Os tempos que vivemos na Europa e no Mundo são tempos particularmente difíceis. A guerra da Rússia contra a Ucrânia e as suas consequências estratégicas económicas e sociais, se interpelem completamente a nossa consciência, também impõem a reafirmação do nosso posicionamento geopolítico e a elaboração e aplicação de políticas públicas que acautelem a economia, o emprego e a coesão social. Temos elevadas responsabilidades, quer nacional, quer internacionalmente, designadamente como membros da ONU, da UE e da Aliança Atlântica. Saúdo em particular as Forças Armadas, agora chamadas a novas tarefas que, se necessário, desempenharão com a dedicação e a proficiência com que têm pautado a sua intervenção em missões de paz e outras operações no exterior.
Também houve avisos para o Bloco de Esquerda e, em particular, para o PCP. Augusto Santos Silva lembra que vivemos “tempos difíceis”, decorrentes da guerra da “Rússia contra a Ucrânia” (a escolha de palavras não é inocente), e destaca as “responsabilidades” que o país tem “internacionalmente” como membro da ONU, da UE e também da “Aliança Atlântica”. Leia-se: NATO, a mesma que PCP e BE criticam.
O debate parlamentar requer o cumprimento de duas regras elementares: uma é o respeito por todos os mandatos que resultam de livre expressão de voto dos portugueses, quaisquer que sejam a sua representatividade eleitoral ou as suas propostas programáticas. A outra regra é o respeito pela vontade popular tal como ela se materializa na soma agregada dos votos individuais e se exprime na grandeza relativa dos grupos parlamentares. Por um lado, o número de deputados de um grupo não é razão bastante para pôr sequer em dúvida o exercício livre de cada mandato com os meios necessários e nas condições regimentais. Por outro lado, os direitos de cada deputado ou deputada não podem servir de pretexto para querer impor a distorção ou desrespeito pelas maiorias que o povo soberanamente constituiu. Eis o entendimento que prosseguirei enquanto presidente, confiando ser esse também o entendimento da câmara. Estes tempos difíceis, complexos, em que alguns dos pressupostos básicos da vida na Europa foram subitamente questionados, e em que a incerteza parece ser a característica determinante do ambiente económico e estratégico, são tempos propícios a toda a espécie de manipulações, de preconceitos e de messianismos. Tempos em que pode prosperar o populismo, com as suas simplificações abusivas, as exclusões sumárias, a negação do pluralismo e da diversidade, a invenção de inimigos e a substituição do debate pelo insulto.”

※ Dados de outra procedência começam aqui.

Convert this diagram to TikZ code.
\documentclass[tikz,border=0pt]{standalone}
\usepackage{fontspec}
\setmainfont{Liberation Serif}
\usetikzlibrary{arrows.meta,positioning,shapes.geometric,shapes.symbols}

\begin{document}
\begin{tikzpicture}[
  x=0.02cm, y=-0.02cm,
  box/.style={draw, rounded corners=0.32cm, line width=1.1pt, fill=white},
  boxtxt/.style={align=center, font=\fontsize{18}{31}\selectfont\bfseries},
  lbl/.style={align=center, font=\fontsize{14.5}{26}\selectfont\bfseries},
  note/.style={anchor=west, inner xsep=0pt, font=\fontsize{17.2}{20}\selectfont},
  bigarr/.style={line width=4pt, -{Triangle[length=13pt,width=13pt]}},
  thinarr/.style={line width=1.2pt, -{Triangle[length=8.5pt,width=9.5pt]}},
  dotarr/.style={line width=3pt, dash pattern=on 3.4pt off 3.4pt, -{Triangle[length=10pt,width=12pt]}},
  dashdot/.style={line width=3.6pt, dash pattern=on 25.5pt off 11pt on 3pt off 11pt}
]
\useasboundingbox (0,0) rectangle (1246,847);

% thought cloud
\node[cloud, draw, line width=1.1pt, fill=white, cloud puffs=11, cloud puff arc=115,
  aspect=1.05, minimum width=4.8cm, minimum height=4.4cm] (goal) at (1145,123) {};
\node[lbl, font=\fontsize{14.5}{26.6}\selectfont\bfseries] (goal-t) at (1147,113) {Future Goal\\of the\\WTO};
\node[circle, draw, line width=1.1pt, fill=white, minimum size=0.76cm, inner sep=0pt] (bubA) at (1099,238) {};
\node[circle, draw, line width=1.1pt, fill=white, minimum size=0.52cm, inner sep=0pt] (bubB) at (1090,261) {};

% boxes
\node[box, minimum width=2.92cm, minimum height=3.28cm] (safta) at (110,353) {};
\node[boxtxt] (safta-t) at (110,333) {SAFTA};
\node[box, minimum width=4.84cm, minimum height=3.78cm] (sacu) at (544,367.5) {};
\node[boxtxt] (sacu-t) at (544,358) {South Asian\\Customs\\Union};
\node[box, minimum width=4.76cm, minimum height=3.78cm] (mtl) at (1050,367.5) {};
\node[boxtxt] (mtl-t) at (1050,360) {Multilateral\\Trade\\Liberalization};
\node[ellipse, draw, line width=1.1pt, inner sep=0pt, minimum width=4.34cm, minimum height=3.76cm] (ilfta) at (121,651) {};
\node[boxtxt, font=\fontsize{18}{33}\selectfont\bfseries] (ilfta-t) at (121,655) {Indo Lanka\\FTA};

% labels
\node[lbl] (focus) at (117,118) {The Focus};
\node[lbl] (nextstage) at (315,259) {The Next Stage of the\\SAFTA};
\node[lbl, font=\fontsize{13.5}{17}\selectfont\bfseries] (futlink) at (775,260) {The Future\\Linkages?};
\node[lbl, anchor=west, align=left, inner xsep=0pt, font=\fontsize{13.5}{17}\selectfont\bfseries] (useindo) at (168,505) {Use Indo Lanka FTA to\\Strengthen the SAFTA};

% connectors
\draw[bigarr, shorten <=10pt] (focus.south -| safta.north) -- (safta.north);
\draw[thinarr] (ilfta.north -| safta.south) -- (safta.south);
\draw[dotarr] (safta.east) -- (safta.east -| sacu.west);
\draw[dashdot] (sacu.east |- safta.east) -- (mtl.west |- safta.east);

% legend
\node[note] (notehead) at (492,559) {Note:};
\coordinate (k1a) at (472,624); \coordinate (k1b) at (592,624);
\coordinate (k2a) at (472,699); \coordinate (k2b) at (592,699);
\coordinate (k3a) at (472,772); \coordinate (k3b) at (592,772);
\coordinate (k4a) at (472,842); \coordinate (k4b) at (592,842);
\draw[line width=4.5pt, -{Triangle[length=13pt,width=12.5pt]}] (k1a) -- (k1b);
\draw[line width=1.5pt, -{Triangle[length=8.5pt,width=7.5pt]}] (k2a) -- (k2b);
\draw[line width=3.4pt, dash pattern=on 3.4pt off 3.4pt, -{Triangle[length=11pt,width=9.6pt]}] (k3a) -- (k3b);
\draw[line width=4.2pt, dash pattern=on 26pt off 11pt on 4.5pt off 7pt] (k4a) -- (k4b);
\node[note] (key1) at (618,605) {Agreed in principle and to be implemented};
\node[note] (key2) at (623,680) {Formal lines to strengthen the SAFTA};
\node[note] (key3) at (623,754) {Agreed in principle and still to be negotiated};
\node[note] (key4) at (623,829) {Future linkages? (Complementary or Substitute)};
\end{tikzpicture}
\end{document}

O novo presidente da AR parece deixar claro que todos os deputados são iguais e que, por isso, partidos como Chega não devem ser desconsiderados, até porque há uma regra a respeitar: a “vontade popular”. Mas, mais uma vez, Santos Silva tinha outro ponto de chegada. Que poucos deputados, por muita legitimidade que tenham, não podem ser mais influentes (nem ter mais protagonismo) que outras bancadas que são maiores ou até maioritárias. Há que garantir os direitos das bancadas minoritárias, mas sem “distorção ou desrespeito pelas maiorias”. E logo depois vêm mais indiretas para André Ventura (referência aos “messianismos”) e para o Chega (“populismo” e “simplificações abusivas”).
A sociedade portuguesa não está imune a este vírus [do populismo]. A melhor maneira de combatê-lo é não lhe conceder mais relevância do que aquela que o povo português lhe quis atribuir. E é impor à violência excluente dos seus obsessivos pontos de exclamação, a firme serenidade de quem sabe ter o apoio das pessoas e o conforto da razão. Uma razão que interroga, que problematiza, que ouve, que avalia, que corrige e é, por isso, ela sim: uma razão democrática.

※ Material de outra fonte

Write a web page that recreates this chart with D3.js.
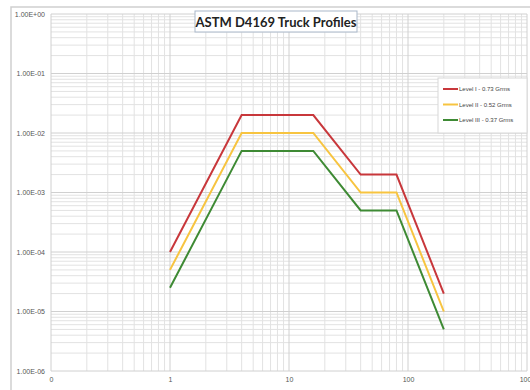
<!DOCTYPE html>
<html>
<head>
<meta charset="utf-8">
<script src="https://cdn.jsdelivr.net/npm/d3@7"></script>
<style>
  body { margin: 0; background: #fff; }
  svg { display: block; }
</style>
</head>
<body>
<div id="chart"></div>
<script>
// frequency (Hz) and PSD (g^2/Hz) for each level
const freqs = [1, 4, 16, 40, 80, 200];
const level1 = [1e-4, 2e-2, 2e-2, 2e-3, 2e-3, 2e-5];
const level2 = [5e-5, 1e-2, 1e-2, 1e-3, 1e-3, 1e-5];
const level3 = [2.5e-5, 5e-3, 5e-3, 5e-4, 5e-4, 5e-6];

const seriesNames = ["Level I - 0.73 Grms", "Level II - 0.52 Grms", "Level III - 0.37 Grms"];
const seriesColors = ["#c8373b", "#f7c440", "#3e8a34"];

const xTicks = [0.1, 1, 10, 100, 1000];
const xTickLabels = ["0", "1", "10", "100", "1000"];
const yTicks = [1, 1e-1, 1e-2, 1e-3, 1e-4, 1e-5, 1e-6];
const yTickLabels = ["1.00E+00", "1.00E-01", "1.00E-02", "1.00E-03", "1.00E-04", "1.00E-05", "1.00E-06"];

function drawChart() {
  const width = 530, height = 390;
  const margin = { top: 14, right: 3, bottom: 19, left: 51 };
  const innerW = width - margin.left - margin.right;
  const innerH = height - margin.top - margin.bottom;

  const svg = d3.select("#chart").append("svg")
    .attr("width", width)
    .attr("height", height);

  // outer chart frame
  svg.append("path")
    .attr("d", `M11,${height} V7 H${width}`)
    .attr("fill", "none")
    .attr("stroke", "#cfcfcf")
    .attr("stroke-width", 1.5);

  const g = svg.append("g")
    .attr("transform", `translate(${margin.left},${margin.top})`);

  const x = d3.scaleLog().domain([0.1, 1000]).range([0, innerW]);
  const y = d3.scaleLog().domain([1e-6, 1]).range([innerH, 0]);

  // minor + major gridlines
  const minorX = [];
  for (let d = 0.1; d < 1000; d *= 10)
    for (let k = 2; k <= 9; k++) minorX.push(d * k);
  const minorY = [];
  for (let d = 1e-6; d < 1; d *= 10)
    for (let k = 2; k <= 9; k++) minorY.push(d * k);

  g.selectAll(".minor-x").data(minorX).join("line")
    .attr("x1", d => x(d)).attr("x2", d => x(d))
    .attr("y1", 0).attr("y2", innerH)
    .attr("stroke", "#e2e2e2").attr("stroke-width", 1);
  g.selectAll(".minor-y").data(minorY).join("line")
    .attr("x1", 0).attr("x2", innerW)
    .attr("y1", d => y(d)).attr("y2", d => y(d))
    .attr("stroke", "#e2e2e2").attr("stroke-width", 1);
  g.selectAll(".major-x").data(xTicks).join("line")
    .attr("x1", d => x(d)).attr("x2", d => x(d))
    .attr("y1", 0).attr("y2", innerH)
    .attr("stroke", "#d0d0d0").attr("stroke-width", 1);
  g.selectAll(".major-y").data(yTicks).join("line")
    .attr("x1", 0).attr("x2", innerW)
    .attr("y1", d => y(d)).attr("y2", d => y(d))
    .attr("stroke", "#d0d0d0").attr("stroke-width", 1);

  // axes labels
  const yAxis = d3.axisLeft(y).tickValues(yTicks)
    .tickFormat((d, i) => yTickLabels[i]).tickSize(0).tickPadding(6);
  g.append("g").call(yAxis)
    .call(a => a.select(".domain").remove())
    .selectAll("text")
    .attr("font-family", "Liberation Sans, Arial, sans-serif")
    .attr("font-size", 7)
    .attr("fill", "#555");

  const xAxis = d3.axisBottom(x).tickValues(xTicks)
    .tickFormat((d, i) => xTickLabels[i]).tickSize(0).tickPadding(6);
  g.append("g").attr("transform", `translate(0,${innerH})`).call(xAxis)
    .call(a => a.select(".domain").remove())
    .selectAll("text")
    .attr("font-family", "Liberation Sans, Arial, sans-serif")
    .attr("font-size", 7)
    .attr("fill", "#555");

  // series lines
  const allLevels = [level1, level2, level3];
  const line = d3.line()
    .x(d => x(d[0]))
    .y(d => y(d[1]));

  allLevels.forEach((vals, i) => {
    g.append("path")
      .datum(freqs.map((f, j) => [f, vals[j]]))
      .attr("fill", "none")
      .attr("stroke", seriesColors[i])
      .attr("stroke-width", 2)
      .attr("stroke-linejoin", "miter")
      .attr("d", line);
  });

  // title box
  const title = svg.append("g").attr("transform", "translate(276,22)");
  title.append("rect")
    .attr("x", -81).attr("y", -11)
    .attr("width", 162).attr("height", 21)
    .attr("fill", "#fff")
    .attr("stroke", "#a9b7c9");
  title.append("text")
    .attr("text-anchor", "middle")
    .attr("dy", "0.35em")
    .attr("font-family", "Lato, Open Sans, sans-serif")
    .attr("font-weight", "bold")
    .attr("font-size", 13)
    .attr("fill", "#222")
    .text("ASTM D4169 Truck Profiles");

  // legend
  const legend = svg.append("g").attr("transform", "translate(438,78)");
  legend.append("rect")
    .attr("width", 89).attr("height", 55)
    .attr("fill", "#fff")
    .attr("stroke", "#d8d8d8");
  seriesNames.forEach((name, i) => {
    const row = legend.append("g").attr("transform", `translate(0,${11 + i * 15.5})`);
    row.append("line")
      .attr("x1", 5).attr("x2", 20)
      .attr("stroke", seriesColors[i]).attr("stroke-width", 2);
    row.append("text")
      .attr("x", 21).attr("dy", "0.35em")
      .attr("font-family", "Liberation Sans, Arial, sans-serif")
      .attr("font-size", 6)
      .attr("fill", "#444")
      .text(name);
  });
}

drawChart();
</script>
</body>
</html>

É uma teoria de muitos que querem combater o Chega: melhor do que criticar ou denunciar, é ignorar. Augusto Santos Silva é defensor desta doutrina: os populismos crescem, quanto mais protagonismo e palco se lhes dá. Avisa, por isso, que só dará ao Chega a importância que o povo lhe deu (12 deputados) e não o impacto mediático que a bancada (ou as suas propostas) possa ter.